12 May 2010

Robin Hood

Convincing reboot of a legend, if you don’t mind the liberal politics.

Director: Ridley Scott

Language: English

Cast: Russel Crowe, Cate Blanchett, Mark Strong, William Hurt, Max von Sydow, Oscar Isaac, Danny Huston

Screenplay: Brian Helgeland, Ethan Reiff, Cyrus Voris

Release Date: 13 May 2010 

Rating: PG - Violence and Some Sexual References

All you had to do to get an F in my university’s Mediaeval English History class was to call the Magna Carta the first modern constitutional bill of rights in your essay. It’s all very anachronistic, sentimental and factually wrong (nobody paid attention to the Magna Carta after it was drawn up until the Jacobean age), but it does make for a good story, especially for the cinema.
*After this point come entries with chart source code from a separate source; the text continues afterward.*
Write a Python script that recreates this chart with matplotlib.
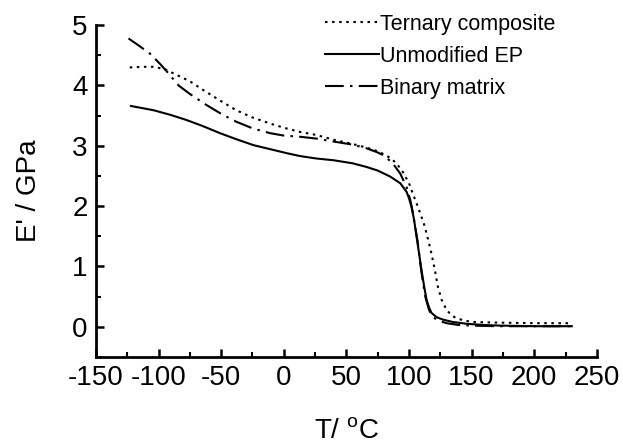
import matplotlib
matplotlib.use("Agg")
import matplotlib.pyplot as plt
from matplotlib.ticker import MultipleLocator

plt.rcParams['font.family'] = ['Liberation Sans', 'DejaVu Sans']
plt.rcParams['mathtext.fontset'] = 'custom'
plt.rcParams['mathtext.rm'] = 'Liberation Sans'
plt.rcParams['axes.unicode_minus'] = False

# Ternary composite (dotted)
t_ter = [-123, -110, -104, -95, -88, -75, -64, -50, -38, -25, -11, 0, 13, 26, 40, 55, 66, 75, 80, 85,
         90, 95, 100, 103, 106, 109, 112, 114, 117, 119, 121, 123, 126, 130, 134, 138, 145, 151, 170, 200, 230]
e_ter = [4.30, 4.31, 4.31, 4.27, 4.20, 4.07, 3.92, 3.74, 3.59, 3.47, 3.37, 3.30, 3.23, 3.18, 3.10, 3.03, 2.97, 2.91, 2.86, 2.80,
         2.71, 2.57, 2.38, 2.21, 2.05, 1.88, 1.70, 1.55, 1.30, 1.11, 0.90, 0.67, 0.45, 0.28, 0.19, 0.14, 0.10, 0.08, 0.07, 0.06, 0.06]

# Unmodified EP (solid)
t_ep = [-122, -104, -90, -78, -65, -51, -38, -24, -10, 2, 13, 26, 40, 55, 66, 75, 85, 93, 98, 100,
        102, 104, 106, 108, 110, 112, 114, 116, 118, 122, 127, 135, 146, 160, 173, 200, 230]
e_ep = [3.66, 3.59, 3.51, 3.43, 3.33, 3.21, 3.11, 3.01, 2.94, 2.88, 2.83, 2.79, 2.76, 2.71, 2.65, 2.59, 2.49, 2.38, 2.24, 2.13,
        1.99, 1.78, 1.50, 1.22, 0.94, 0.68, 0.45, 0.32, 0.23, 0.16, 0.12, 0.08, 0.05, 0.03, 0.02, 0.01, 0.01]

# Binary matrix (dash-dot)
t_bin = [-124, -115, -107, -98, -92, -84, -75, -62, -50, -38, -25, -11, 0, 13, 26, 40, 55, 66, 75, 80,
         87, 93, 98, 101, 103, 105, 107, 109, 111, 113, 116, 119, 124, 130, 140, 150, 170, 200, 230]
e_bin = [4.78, 4.65, 4.53, 4.34, 4.20, 4.00, 3.86, 3.68, 3.53, 3.40, 3.29, 3.21, 3.17, 3.15, 3.12, 3.07, 3.02, 2.96, 2.89, 2.84,
         2.71, 2.54, 2.32, 2.10, 1.90, 1.65, 1.40, 1.05, 0.75, 0.50, 0.28, 0.16, 0.10, 0.06, 0.03, 0.02, 0.01, 0.01, 0.01]

fig = plt.figure(figsize=(6.23, 4.46), dpi=100)
ax = fig.add_axes([0.154, 0.1996, 0.804, 0.744])

ax.plot(t_ter, e_ter, color='black', lw=1.5, linestyle=(0, (1.2, 2.2)), label='Ternary composite')
ax.plot(t_ep, e_ep, color='black', lw=1.5, linestyle='-', label='Unmodified EP')
ax.plot(t_bin, e_bin, color='black', lw=1.5, linestyle=(0, (9, 3, 1.2, 3)), label='Binary matrix')

ax.set_xlim(-150, 250)
ax.set_ylim(-0.5, 5)
ax.xaxis.set_major_locator(MultipleLocator(50))
ax.xaxis.set_minor_locator(MultipleLocator(25))
ax.yaxis.set_major_locator(MultipleLocator(1))
ax.yaxis.set_minor_locator(MultipleLocator(0.5))

for s in ['top', 'right']:
    ax.spines[s].set_visible(False)
for s in ['left', 'bottom']:
    ax.spines[s].set_linewidth(2)

ax.tick_params(which='major', direction='in', length=6, width=1.8, labelsize=20, pad=6)
ax.tick_params(which='minor', direction='in', length=3.5, width=1.5)

ax.set_xlabel(r'T/ $^{\mathrm{o}}$C', fontsize=20, labelpad=20)
ax.set_ylabel("E' / GPa", fontsize=20, labelpad=22)

ax.legend(loc='upper left', bbox_to_anchor=(325 / 623, 1 - 14 / 446), bbox_transform=fig.transFigure,
          frameon=False, fontsize=15.5, handlelength=2.5, handletextpad=0.05, labelspacing=0.5,
          borderpad=0, borderaxespad=0)

fig.savefig('out.png', dpi=100)
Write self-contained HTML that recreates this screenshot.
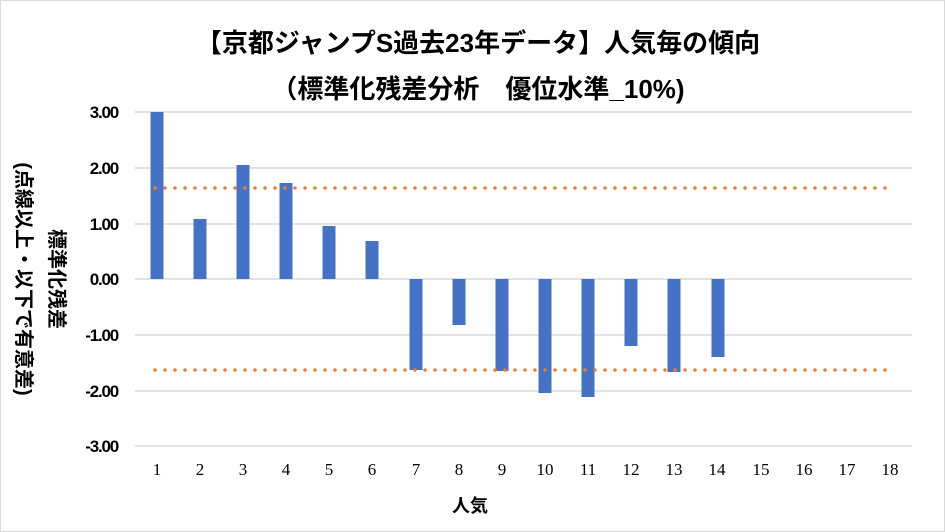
<!DOCTYPE html>
<html><head><meta charset="utf-8"><style>
html,body{margin:0;padding:0;background:#fff;}
svg{display:block;}
</style></head><body>
<svg width="945" height="532" viewBox="0 0 945 532" xmlns="http://www.w3.org/2000/svg">
<rect x="0.5" y="0.5" width="944" height="531" fill="#fff" stroke="#d9d9d9"/>
<g font-family="'Liberation Sans','Noto Sans CJK JP',sans-serif" font-weight="bold" fill="#000" text-anchor="middle">
<text x="478" y="52" font-size="26">【京都ジャンプS過去23年データ】人気毎の傾向</text>
<text x="478" y="98" font-size="26">（標準化残差分析　優位水準_10%)</text>
</g>
<g stroke="#d9d9d9" stroke-width="1.5">
<line x1="135" x2="912" y1="112" y2="112"/>
<line x1="135" x2="912" y1="168" y2="168"/>
<line x1="135" x2="912" y1="224" y2="224"/>
<line x1="135" x2="912" y1="279" y2="279"/>
<line x1="135" x2="912" y1="335" y2="335"/>
<line x1="135" x2="912" y1="391" y2="391"/>
<line x1="135" x2="912" y1="446" y2="446"/>
</g>
<g font-family="'Liberation Sans',sans-serif" font-weight="bold" font-size="17" text-anchor="end" fill="#000" letter-spacing="-1.2">
<text x="118" y="118">3.00</text><text x="118" y="174">2.00</text><text x="118" y="230">1.00</text>
<text x="118" y="285">0.00</text><text x="118" y="341">-1.00</text><text x="118" y="397">-2.00</text><text x="118" y="452">-3.00</text>
</g>
<g fill="#4472c4">
<rect x="150.5" y="112" width="13" height="167"/>
<rect x="193.5" y="219" width="13" height="60"/>
<rect x="236.5" y="165" width="13" height="114"/>
<rect x="279.5" y="183" width="13" height="96"/>
<rect x="322.5" y="226" width="13" height="53"/>
<rect x="365.5" y="241" width="13" height="38"/>
<rect x="409.5" y="279" width="13" height="91"/>
<rect x="452.5" y="279" width="13" height="46"/>
<rect x="495.5" y="279" width="13" height="92"/>
<rect x="538.5" y="279" width="13" height="114"/>
<rect x="581.5" y="279" width="13" height="118"/>
<rect x="624.5" y="279" width="13" height="67"/>
<rect x="667.5" y="279" width="13" height="93"/>
<rect x="711.5" y="279" width="13" height="78"/>
</g>
<g stroke="#ed7d31" stroke-width="3.5" stroke-linecap="round" stroke-dasharray="0 10">
<line x1="155" x2="890" y1="188" y2="188"/>
<line x1="155" x2="890" y1="370" y2="370"/>
</g>
<g font-family="'Liberation Serif',serif" font-size="17" text-anchor="middle" fill="#000">
<text x="157" y="475">1</text><text x="200" y="475">2</text><text x="243" y="475">3</text><text x="286" y="475">4</text>
<text x="329" y="475">5</text><text x="372" y="475">6</text><text x="416" y="475">7</text><text x="459" y="475">8</text>
<text x="502" y="475">9</text><text x="545" y="475">10</text><text x="588" y="475">11</text><text x="631" y="475">12</text>
<text x="674" y="475">13</text><text x="717" y="475">14</text><text x="761" y="475">15</text><text x="804" y="475">16</text>
<text x="847" y="475">17</text><text x="890" y="475">18</text>
</g>
<text x="470" y="512" font-family="'Liberation Sans','Noto Sans CJK JP',sans-serif" font-weight="bold" font-size="18" text-anchor="middle">人気</text>
<g font-family="'Liberation Sans','Noto Sans CJK JP',sans-serif" font-weight="bold" font-size="20" text-anchor="middle">
<text transform="translate(50,279) rotate(90)">標準化残差</text>
<text transform="translate(17,279) rotate(90)">(点線以上・以下で有意差)</text>
</g>
</svg>
</body></html>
So, if you’re Ridley Scott and you want to do an origin story of Robin Hood (sort of a “Robin before he was Robin Hood”), it makes good sense to throw in the Magna Carta and several big speeches (and a pre-credits intertitle or two) about the tyranny of kings and the natural rights of men – and to turn our hero into the son of the man who drafted an early version of the document.

In Ridley Scott’s origin story, Robin Longstride (Russel Crowe) and his compatriots are returning soldiers from the crusader army of King Richard I. In a revisionist twist to the Robin Hood mythos, Richard I is killed in his return from the crusades (maybe there will now be two things that you could do to fail Mediaeval English History!), Robin gets to impersonate the heir to the Baron of Nottingham (an aristocratic Max von Sydow), woo the late heir’s wife (Cate Blanchett) in a romcom sub-plot, all while beating back a traitor (Mark Strong, following up his Sherlock Holmes stint as yet another comic book villain) intent on causing a rebellion against the new king to aid the invasion of Prince Philip of France.
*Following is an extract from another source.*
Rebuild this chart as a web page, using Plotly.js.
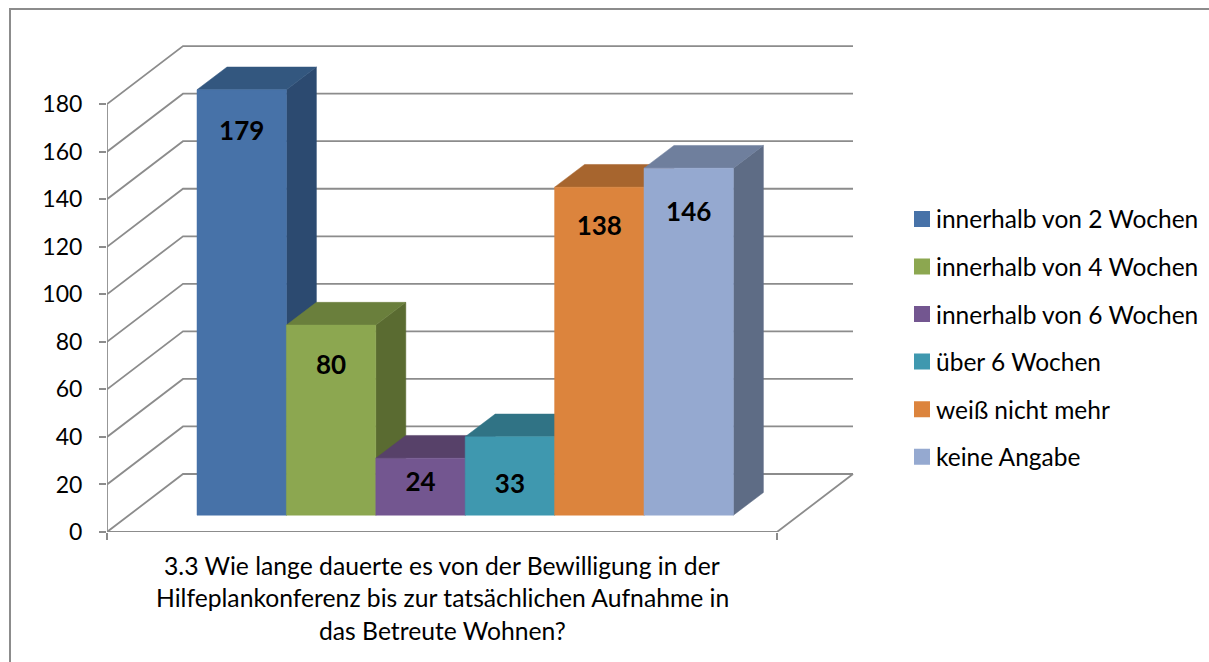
<!DOCTYPE html>
<html>
<head>
<meta charset="utf-8">
<script src="https://cdn.plot.ly/plotly-3.0.1.min.js"></script>
<style>html,body{margin:0;padding:0;background:#fff}</style>
</head>
<body>
<div id="chart" style="width:1209px;height:662px"></div>
<script>
// ---- data ----
var categories = ["innerhalb von 2 Wochen","innerhalb von 4 Wochen","innerhalb von 6 Wochen","über 6 Wochen","weiß nicht mehr","keine Angabe"];
var values = [179, 80, 24, 33, 138, 146];
var yTicks = [0,20,40,60,80,100,120,140,160,180];
var titleLines = ["3.3 Wie lange dauerte es von der Bewilligung in der","Hilfeplankonferenz bis zur tatsächlichen Aufnahme in","das Betreute Wohnen?"];

// ---- style ----
var frontColors = ["#4772A8","#8CA750","#735690","#3F98AF","#DC843D","#95A9D0"];
var topColors   = ["#33577F","#6A7F3C","#574169","#307385","#A7652E","#6F7F9D"];
var sideColors  = ["#2C4A70","#5A6B31","#4A3759","#296272","#8E5627","#5E6C85"];
var labelDropPx = [44, 42.5, 26.5, 49.8, 41.5, 46.5];
var gray = "#8C8C8C", font = "Lato, Carlito, sans-serif";

// ---- geometry (pixels → data units) ----
var L = 107, R = 340, T = 30, B = 130, W = 1209, H = 662;
var pxX = 89.4, pxY = 2.377;            // px per category, px per value
var plotW = W - L - R, plotH = H - T - B;
var x0 = (L - 241.7) / pxX;             // left of plot, bar 0 centred on 0
var xRight = (777 - 241.7) / pxX;       // right end of the front floor edge
var wallDX = 76 / pxX, wallDY = 58 / pxY;
var barDX = 30 / pxX, barDY = 22.7 / pxY, floorY = 16.8 / pxY;

var traces = [];
var poly = function (xs, ys, color) {
  traces.push({type:"scatter", mode:"lines", x:xs, y:ys, fill:"toself", fillcolor:color,
    line:{width:0.5, color:color}, showlegend:false, hoverinfo:"skip", cliponaxis:false});
};

// walls and floor
var wx = [], wy = [];
yTicks.forEach(function (v) {
  wx.push(x0, x0 + wallDX, xRight + wallDX, null);
  wy.push(v, v + wallDY, v + wallDY, null);
});
wx.push(x0, x0, null, x0, xRight, xRight + wallDX);
wy.push(0, yTicks[yTicks.length-1], null, 0, 0, wallDY);
traces.push({type:"scatter", mode:"lines", x:wx, y:wy, line:{color:gray, width:1.8},
  showlegend:false, hoverinfo:"skip", cliponaxis:false});

// bars, painted left to right: side, top, front
values.forEach(function (v, i) {
  var a = i - 0.5, b = i + 0.5, t = floorY + v;
  poly([b, b + barDX, b + barDX, b, b], [floorY, floorY + barDY, t + barDY, t, floorY], sideColors[i]);
  poly([a, a + barDX, b + barDX, b, a], [t, t + barDY, t + barDY, t, t], topColors[i]);
  poly([a, b, b, a, a], [floorY, floorY, t, t, floorY], frontColors[i]);
});

// data labels
traces.push({type:"scatter", mode:"text",
  x: values.map(function (v, i) { return i; }),
  y: values.map(function (v, i) { return floorY + v - labelDropPx[i] / pxY; }),
  text: values.map(String), textposition:"middle center",
  textfont:{family:font, size:26, color:"#000", weight:700},
  showlegend:false, hoverinfo:"skip", cliponaxis:false});

// legend entries
categories.forEach(function (c, i) {
  traces.push({type:"scatter", mode:"markers", x:[null], y:[null], name:c, legendgroup:"g"+i,
    marker:{symbol:"square", size:16, color:frontColors[i]}, hoverinfo:"skip"});
});

var annotations = titleLines.map(function (t, i) {
  return {text:t, xref:"x", yref:"paper", x:(442 - 241.7) / pxX, y:(H - B - (565 + i * 32.5) ) / plotH,
    xanchor:"center", yanchor:"middle", showarrow:false, font:{family:font, size:24.7, color:"#000"}};
});

var layout = {
  width:W, height:H, margin:{l:L, r:R, t:T, b:B, pad:0},
  paper_bgcolor:"#fff", plot_bgcolor:"rgba(0,0,0,0)",
  font:{family:font, color:"#000"},
  showlegend:true,
  legend:{xref:"container", yref:"container", x:896 / W, xanchor:"left", y:(H - 196.5) / H, yanchor:"top",
    font:{family:font, size:24.5, color:"#000"}, tracegroupgap:12.7, traceorder:"grouped",
    bgcolor:"rgba(0,0,0,0)", itemclick:false, itemdoubleclick:false},
  xaxis:{range:[x0, x0 + plotW / pxX], showgrid:false, zeroline:false, showline:false,
    tickmode:"array", tickvals:[x0, xRight], showticklabels:false,
    ticks:"outside", ticklen:7, tickwidth:2, tickcolor:gray},
  yaxis:{range:[0, plotH / pxY], showgrid:false, zeroline:false, showline:false,
    tickmode:"array", tickvals:yTicks, ticktext:yTicks.map(String),
    ticks:"outside", ticklen:7, tickwidth:2, tickcolor:gray, ticklabelstandoff:12,
    tickfont:{family:font, size:23, color:"#000"}},
  annotations:annotations,
  shapes:[{type:"rect", xref:"paper", yref:"paper",
    x0:(10 - L) / plotW, x1:(W + 20 - L) / plotW,
    y0:(H - B - (H + 20)) / plotH, y1:(H - B - 9) / plotH,
    line:{color:gray, width:2}, fillcolor:"rgba(0,0,0,0)", layer:"below"}]
};

Plotly.newPlot("chart", traces, layout, {displayModeBar:false, responsive:false}).then(function (gd) {
  gd.querySelectorAll(".legendsymbols").forEach(function (n) { n.setAttribute("transform", "translate(6,0)"); });
});
</script>
</body>
</html>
You may like the romcom parts of Robin Hood far more than I liked the actual Crow-Scott romcom, A Good Year. Russell Crowe, Cate Blanchett, and Max von Sydow do get along well as a comic act. Ridley Scott directs his battle scenes to convey an atmosphere of all-out violence and brutality without taxing the blood pouches – and these are the best bits of the film. The only flaws in Robin Hood are its anachronistic liberal speeches which make it feel like the sequel to The Kingdom of Heaven.

PS: Do stay back for the post-credits sequence, which is as mesmerising and artistic as any Pixar animation’s.